**DIRECTIONS FOR THIS TASK**. Would you return the run of lines that starts at the one with "Output the web" and ends at the one with "const barW = 5.8;", ends included, exactly as written and without the images?

**EXERCISE DATA**.
## BEGIN
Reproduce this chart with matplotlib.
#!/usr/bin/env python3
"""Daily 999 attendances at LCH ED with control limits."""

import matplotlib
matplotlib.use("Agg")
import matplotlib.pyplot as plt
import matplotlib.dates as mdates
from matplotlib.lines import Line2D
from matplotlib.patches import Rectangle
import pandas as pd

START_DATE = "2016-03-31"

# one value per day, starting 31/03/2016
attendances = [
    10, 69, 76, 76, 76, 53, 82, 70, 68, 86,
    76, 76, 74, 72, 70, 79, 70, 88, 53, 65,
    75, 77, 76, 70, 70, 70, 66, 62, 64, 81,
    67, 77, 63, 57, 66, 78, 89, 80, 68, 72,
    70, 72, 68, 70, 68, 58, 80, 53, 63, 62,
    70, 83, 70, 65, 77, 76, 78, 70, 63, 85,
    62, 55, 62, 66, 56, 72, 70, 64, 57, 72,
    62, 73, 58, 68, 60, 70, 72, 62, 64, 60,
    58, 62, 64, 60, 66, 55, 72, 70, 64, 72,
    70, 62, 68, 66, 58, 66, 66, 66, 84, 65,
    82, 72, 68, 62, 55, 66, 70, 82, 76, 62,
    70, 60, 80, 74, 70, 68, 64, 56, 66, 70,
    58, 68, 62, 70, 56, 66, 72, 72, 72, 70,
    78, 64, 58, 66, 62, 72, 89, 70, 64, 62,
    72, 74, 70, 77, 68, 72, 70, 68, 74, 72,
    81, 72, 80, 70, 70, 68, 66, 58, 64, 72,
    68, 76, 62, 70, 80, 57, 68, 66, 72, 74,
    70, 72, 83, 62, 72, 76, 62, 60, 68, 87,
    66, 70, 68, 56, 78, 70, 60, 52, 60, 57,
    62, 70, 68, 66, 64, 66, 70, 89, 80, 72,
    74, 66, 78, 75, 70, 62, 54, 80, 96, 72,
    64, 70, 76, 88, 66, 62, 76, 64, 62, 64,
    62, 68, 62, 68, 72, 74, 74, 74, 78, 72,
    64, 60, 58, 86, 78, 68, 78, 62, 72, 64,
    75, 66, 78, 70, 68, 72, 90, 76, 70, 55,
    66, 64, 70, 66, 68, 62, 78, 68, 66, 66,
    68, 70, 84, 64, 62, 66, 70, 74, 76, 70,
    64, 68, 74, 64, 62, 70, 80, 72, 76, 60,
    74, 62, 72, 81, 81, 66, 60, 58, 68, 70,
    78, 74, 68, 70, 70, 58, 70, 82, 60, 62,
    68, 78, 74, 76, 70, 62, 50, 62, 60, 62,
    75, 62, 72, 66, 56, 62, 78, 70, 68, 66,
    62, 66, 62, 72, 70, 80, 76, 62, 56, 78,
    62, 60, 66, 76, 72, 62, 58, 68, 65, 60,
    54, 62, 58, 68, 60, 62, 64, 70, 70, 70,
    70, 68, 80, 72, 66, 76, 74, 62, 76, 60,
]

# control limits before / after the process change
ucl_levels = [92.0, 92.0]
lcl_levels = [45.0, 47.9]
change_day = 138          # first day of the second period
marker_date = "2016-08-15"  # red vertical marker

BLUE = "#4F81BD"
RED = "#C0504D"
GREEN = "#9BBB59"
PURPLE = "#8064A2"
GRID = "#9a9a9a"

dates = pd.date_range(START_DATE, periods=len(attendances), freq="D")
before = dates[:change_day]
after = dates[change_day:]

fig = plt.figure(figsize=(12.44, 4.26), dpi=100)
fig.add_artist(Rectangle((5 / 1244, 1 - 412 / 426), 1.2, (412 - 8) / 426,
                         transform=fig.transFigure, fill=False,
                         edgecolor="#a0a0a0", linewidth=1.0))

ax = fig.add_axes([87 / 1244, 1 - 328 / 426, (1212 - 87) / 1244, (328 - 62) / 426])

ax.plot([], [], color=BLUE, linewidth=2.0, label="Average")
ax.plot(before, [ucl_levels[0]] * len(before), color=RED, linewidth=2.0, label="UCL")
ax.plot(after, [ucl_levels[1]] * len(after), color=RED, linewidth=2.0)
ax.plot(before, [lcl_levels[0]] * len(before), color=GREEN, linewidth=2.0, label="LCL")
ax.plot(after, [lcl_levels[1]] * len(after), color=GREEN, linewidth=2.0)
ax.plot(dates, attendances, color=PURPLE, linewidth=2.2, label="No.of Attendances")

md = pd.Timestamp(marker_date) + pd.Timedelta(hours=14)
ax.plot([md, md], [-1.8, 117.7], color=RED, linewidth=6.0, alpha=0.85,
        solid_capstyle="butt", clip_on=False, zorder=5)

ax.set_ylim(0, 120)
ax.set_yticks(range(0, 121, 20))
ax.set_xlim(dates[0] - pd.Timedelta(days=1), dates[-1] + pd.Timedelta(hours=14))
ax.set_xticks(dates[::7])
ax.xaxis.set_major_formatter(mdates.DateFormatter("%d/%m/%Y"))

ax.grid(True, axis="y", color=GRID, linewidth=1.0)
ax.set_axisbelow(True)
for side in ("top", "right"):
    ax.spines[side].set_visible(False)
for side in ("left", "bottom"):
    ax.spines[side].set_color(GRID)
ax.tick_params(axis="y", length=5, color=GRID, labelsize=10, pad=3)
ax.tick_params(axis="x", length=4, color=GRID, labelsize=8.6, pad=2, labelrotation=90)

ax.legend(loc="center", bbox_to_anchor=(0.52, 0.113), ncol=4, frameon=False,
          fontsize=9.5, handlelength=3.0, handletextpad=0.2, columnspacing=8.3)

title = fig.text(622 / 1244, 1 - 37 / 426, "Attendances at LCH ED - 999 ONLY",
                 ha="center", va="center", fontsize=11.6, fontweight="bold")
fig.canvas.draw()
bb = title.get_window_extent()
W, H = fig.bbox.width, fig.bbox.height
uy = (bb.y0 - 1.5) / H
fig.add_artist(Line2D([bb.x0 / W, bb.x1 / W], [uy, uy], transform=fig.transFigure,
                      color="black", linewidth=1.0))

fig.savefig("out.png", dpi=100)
## END
## BEGIN
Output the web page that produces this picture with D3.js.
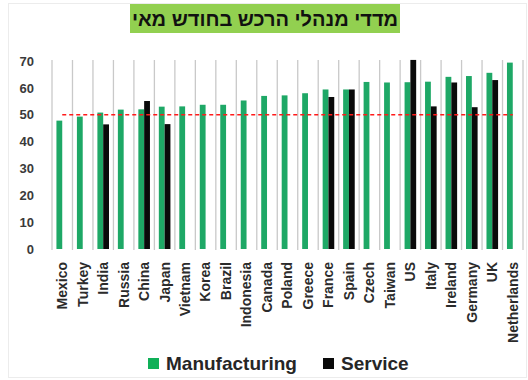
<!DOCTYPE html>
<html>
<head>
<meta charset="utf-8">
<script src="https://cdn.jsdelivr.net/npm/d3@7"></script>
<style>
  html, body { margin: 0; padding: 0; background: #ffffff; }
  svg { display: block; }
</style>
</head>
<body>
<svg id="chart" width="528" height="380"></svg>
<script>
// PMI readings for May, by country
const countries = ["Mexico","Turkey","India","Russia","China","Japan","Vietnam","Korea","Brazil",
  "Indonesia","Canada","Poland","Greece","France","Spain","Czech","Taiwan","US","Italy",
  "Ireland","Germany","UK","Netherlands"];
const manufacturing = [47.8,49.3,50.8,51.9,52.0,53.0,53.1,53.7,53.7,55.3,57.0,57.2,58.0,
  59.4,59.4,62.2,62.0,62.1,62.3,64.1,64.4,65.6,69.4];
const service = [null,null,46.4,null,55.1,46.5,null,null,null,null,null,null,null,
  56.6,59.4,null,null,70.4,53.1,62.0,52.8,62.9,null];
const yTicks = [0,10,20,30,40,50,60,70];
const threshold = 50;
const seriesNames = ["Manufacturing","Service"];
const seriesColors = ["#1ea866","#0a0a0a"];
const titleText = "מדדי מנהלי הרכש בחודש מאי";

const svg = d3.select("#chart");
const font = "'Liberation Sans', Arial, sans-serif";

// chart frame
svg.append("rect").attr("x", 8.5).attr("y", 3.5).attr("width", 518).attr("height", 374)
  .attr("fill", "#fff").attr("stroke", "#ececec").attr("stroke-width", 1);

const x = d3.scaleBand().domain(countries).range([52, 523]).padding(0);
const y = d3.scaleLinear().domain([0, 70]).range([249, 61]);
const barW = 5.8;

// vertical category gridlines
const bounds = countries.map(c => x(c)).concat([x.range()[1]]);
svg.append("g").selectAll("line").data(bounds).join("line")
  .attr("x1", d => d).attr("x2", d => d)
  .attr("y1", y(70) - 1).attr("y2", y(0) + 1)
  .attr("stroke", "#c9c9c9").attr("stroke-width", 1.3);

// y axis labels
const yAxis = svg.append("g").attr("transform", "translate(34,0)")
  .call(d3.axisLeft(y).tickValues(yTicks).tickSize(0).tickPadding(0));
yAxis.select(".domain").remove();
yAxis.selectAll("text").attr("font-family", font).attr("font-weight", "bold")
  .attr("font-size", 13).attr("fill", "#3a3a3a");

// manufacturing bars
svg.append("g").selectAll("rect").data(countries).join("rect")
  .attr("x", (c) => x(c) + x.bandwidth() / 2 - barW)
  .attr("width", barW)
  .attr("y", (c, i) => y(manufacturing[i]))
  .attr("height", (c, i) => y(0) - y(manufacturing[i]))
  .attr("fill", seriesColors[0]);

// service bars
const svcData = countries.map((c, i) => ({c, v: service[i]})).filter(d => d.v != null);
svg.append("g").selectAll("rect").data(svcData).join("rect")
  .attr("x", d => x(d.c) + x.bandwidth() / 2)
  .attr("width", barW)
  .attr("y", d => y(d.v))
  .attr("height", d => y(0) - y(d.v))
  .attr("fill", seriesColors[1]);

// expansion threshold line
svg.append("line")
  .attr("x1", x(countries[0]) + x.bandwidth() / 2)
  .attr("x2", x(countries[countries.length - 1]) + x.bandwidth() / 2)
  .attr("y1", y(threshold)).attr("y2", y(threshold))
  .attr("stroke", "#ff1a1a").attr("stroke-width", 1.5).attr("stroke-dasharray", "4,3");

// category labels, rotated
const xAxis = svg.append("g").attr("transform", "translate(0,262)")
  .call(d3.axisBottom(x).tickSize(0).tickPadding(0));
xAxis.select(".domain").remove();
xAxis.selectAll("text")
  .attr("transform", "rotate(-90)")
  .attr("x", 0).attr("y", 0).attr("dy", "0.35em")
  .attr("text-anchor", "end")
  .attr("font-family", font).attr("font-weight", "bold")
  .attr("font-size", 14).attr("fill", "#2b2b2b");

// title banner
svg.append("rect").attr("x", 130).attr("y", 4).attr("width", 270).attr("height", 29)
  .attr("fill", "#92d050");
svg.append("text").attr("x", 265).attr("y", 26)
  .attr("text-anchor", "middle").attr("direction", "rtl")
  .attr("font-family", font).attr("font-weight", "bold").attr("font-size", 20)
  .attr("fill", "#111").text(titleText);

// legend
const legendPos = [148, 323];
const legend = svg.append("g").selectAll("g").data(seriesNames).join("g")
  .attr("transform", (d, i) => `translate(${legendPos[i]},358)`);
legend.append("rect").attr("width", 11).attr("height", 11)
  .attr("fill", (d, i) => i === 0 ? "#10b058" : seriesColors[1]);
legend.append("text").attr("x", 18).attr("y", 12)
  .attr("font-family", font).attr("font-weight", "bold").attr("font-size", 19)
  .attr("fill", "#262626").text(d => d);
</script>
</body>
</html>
## END
## BEGIN
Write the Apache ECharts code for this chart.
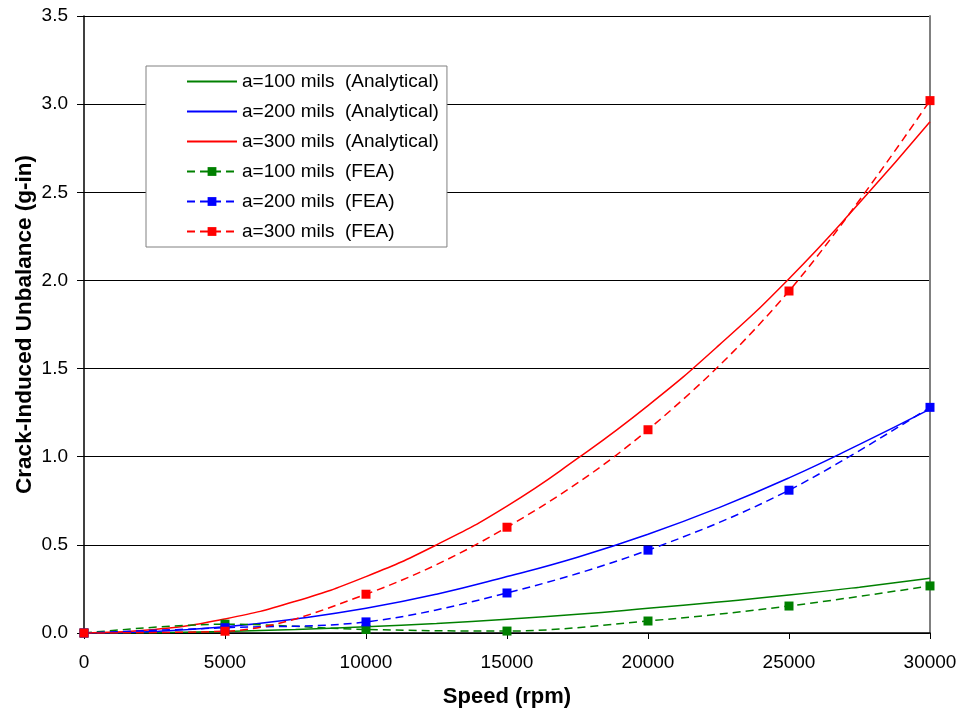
## END
**ANSWER TO THIS EXERCISE**.
Output the web page that produces this picture with D3.js.
<!DOCTYPE html>
<html>
<head>
<meta charset="utf-8">
<script src="https://cdn.jsdelivr.net/npm/d3@7"></script>
<style>
  html, body { margin: 0; padding: 0; background: #ffffff; }
  svg { display: block; }
</style>
</head>
<body>
<svg id="chart" width="528" height="380"></svg>
<script>
// PMI readings for May, by country
const countries = ["Mexico","Turkey","India","Russia","China","Japan","Vietnam","Korea","Brazil",
  "Indonesia","Canada","Poland","Greece","France","Spain","Czech","Taiwan","US","Italy",
  "Ireland","Germany","UK","Netherlands"];
const manufacturing = [47.8,49.3,50.8,51.9,52.0,53.0,53.1,53.7,53.7,55.3,57.0,57.2,58.0,
  59.4,59.4,62.2,62.0,62.1,62.3,64.1,64.4,65.6,69.4];
const service = [null,null,46.4,null,55.1,46.5,null,null,null,null,null,null,null,
  56.6,59.4,null,null,70.4,53.1,62.0,52.8,62.9,null];
const yTicks = [0,10,20,30,40,50,60,70];
const threshold = 50;
const seriesNames = ["Manufacturing","Service"];
const seriesColors = ["#1ea866","#0a0a0a"];
const titleText = "מדדי מנהלי הרכש בחודש מאי";

const svg = d3.select("#chart");
const font = "'Liberation Sans', Arial, sans-serif";

// chart frame
svg.append("rect").attr("x", 8.5).attr("y", 3.5).attr("width", 518).attr("height", 374)
  .attr("fill", "#fff").attr("stroke", "#ececec").attr("stroke-width", 1);

const x = d3.scaleBand().domain(countries).range([52, 523]).padding(0);
const y = d3.scaleLinear().domain([0, 70]).range([249, 61]);
const barW = 5.8;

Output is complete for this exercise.